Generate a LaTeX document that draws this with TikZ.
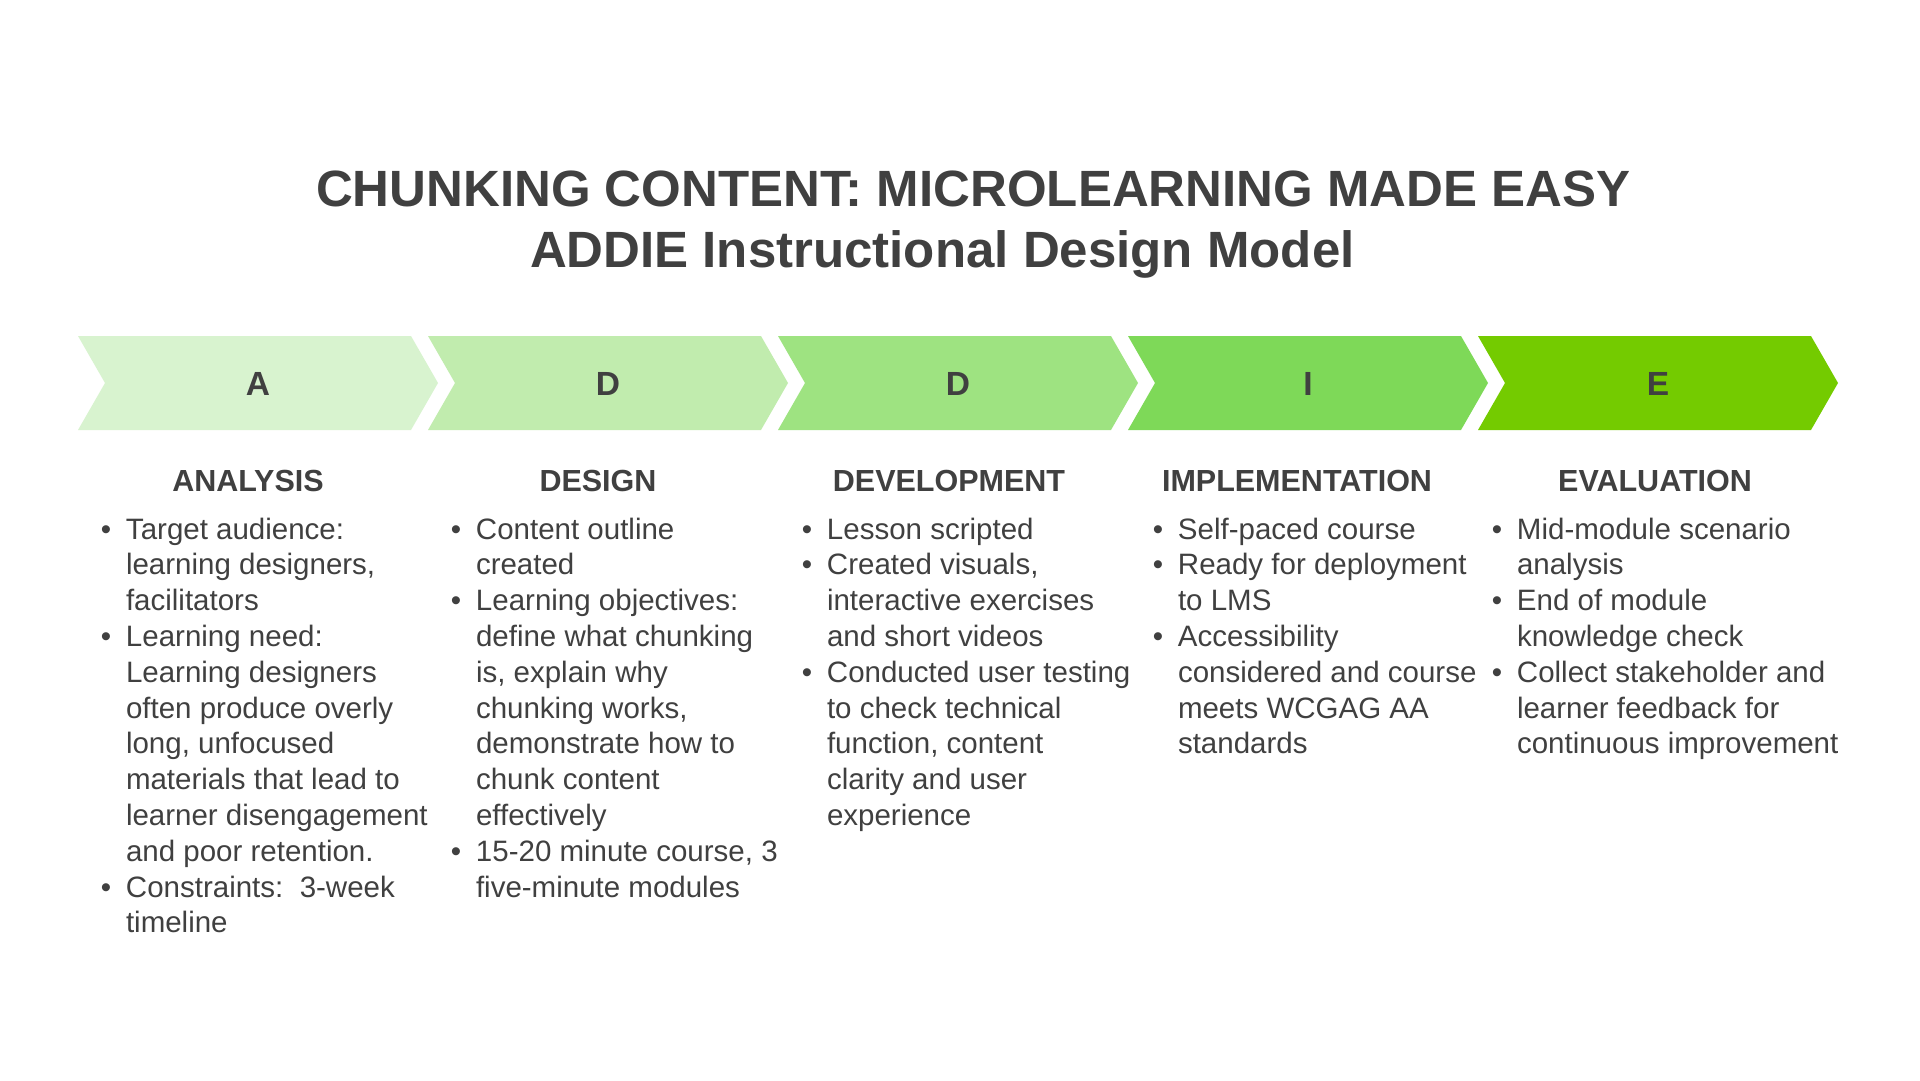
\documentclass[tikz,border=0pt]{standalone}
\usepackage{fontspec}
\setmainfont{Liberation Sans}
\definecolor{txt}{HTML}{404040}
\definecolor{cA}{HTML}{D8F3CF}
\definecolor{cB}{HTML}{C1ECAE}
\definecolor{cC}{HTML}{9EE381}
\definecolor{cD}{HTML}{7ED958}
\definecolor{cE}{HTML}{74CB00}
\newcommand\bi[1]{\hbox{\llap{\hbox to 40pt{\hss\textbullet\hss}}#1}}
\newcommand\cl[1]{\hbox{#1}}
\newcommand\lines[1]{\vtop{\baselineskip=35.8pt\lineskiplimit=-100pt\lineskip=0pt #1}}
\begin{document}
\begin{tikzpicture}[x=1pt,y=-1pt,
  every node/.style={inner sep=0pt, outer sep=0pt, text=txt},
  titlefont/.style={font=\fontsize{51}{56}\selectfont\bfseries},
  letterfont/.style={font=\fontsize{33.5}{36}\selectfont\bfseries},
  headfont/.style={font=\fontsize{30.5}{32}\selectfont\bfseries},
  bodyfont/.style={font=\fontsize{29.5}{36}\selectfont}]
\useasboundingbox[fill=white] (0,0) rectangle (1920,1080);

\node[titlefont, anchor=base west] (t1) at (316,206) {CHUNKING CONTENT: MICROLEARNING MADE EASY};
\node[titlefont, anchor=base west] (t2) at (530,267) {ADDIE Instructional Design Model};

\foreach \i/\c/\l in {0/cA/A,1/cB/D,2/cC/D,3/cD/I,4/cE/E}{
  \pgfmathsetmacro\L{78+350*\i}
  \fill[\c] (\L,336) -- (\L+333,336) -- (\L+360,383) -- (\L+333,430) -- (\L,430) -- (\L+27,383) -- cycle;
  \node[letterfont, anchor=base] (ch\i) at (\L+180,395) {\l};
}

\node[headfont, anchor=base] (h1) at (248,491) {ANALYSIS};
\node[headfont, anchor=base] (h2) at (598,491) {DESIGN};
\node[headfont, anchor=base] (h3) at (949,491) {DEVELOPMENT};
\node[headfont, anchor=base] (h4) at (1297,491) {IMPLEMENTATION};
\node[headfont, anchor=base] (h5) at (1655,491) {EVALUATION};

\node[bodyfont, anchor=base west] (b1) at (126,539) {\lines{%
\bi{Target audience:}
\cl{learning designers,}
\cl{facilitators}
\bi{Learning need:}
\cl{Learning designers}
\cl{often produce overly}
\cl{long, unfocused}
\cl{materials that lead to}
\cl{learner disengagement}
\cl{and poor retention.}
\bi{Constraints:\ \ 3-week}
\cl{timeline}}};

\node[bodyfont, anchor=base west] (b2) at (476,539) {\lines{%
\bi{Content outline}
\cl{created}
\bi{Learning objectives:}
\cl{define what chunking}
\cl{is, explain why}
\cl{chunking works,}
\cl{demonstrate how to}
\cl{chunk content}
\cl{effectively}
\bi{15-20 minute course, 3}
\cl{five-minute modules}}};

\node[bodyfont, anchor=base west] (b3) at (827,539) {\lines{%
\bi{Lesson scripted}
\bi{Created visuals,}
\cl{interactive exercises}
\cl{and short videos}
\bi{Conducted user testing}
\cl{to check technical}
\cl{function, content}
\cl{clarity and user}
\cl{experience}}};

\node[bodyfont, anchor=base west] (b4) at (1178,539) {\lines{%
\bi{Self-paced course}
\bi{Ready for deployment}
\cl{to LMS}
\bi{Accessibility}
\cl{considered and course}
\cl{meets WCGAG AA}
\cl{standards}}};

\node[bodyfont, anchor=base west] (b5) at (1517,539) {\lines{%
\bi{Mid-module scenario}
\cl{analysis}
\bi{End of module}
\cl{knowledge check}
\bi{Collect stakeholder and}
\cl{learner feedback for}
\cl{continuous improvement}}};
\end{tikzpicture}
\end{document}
**********
* _Instruction_
Leave out the pictures and restate, word for word, the lines from the top of the data through the line containing "anchor=base west] (t2)", both included.

* _Reply_
Generate a LaTeX document that draws this with TikZ.
\documentclass[tikz,border=0pt]{standalone}
\usepackage{fontspec}
\setmainfont{Liberation Sans}
\definecolor{txt}{HTML}{404040}
\definecolor{cA}{HTML}{D8F3CF}
\definecolor{cB}{HTML}{C1ECAE}
\definecolor{cC}{HTML}{9EE381}
\definecolor{cD}{HTML}{7ED958}
\definecolor{cE}{HTML}{74CB00}
\newcommand\bi[1]{\hbox{\llap{\hbox to 40pt{\hss\textbullet\hss}}#1}}
\newcommand\cl[1]{\hbox{#1}}
\newcommand\lines[1]{\vtop{\baselineskip=35.8pt\lineskiplimit=-100pt\lineskip=0pt #1}}
\begin{document}
\begin{tikzpicture}[x=1pt,y=-1pt,
  every node/.style={inner sep=0pt, outer sep=0pt, text=txt},
  titlefont/.style={font=\fontsize{51}{56}\selectfont\bfseries},
  letterfont/.style={font=\fontsize{33.5}{36}\selectfont\bfseries},
  headfont/.style={font=\fontsize{30.5}{32}\selectfont\bfseries},
  bodyfont/.style={font=\fontsize{29.5}{36}\selectfont}]
\useasboundingbox[fill=white] (0,0) rectangle (1920,1080);

\node[titlefont, anchor=base west] (t1) at (316,206) {CHUNKING CONTENT: MICROLEARNING MADE EASY};
\node[titlefont, anchor=base west] (t2) at (530,267) {ADDIE Instructional Design Model};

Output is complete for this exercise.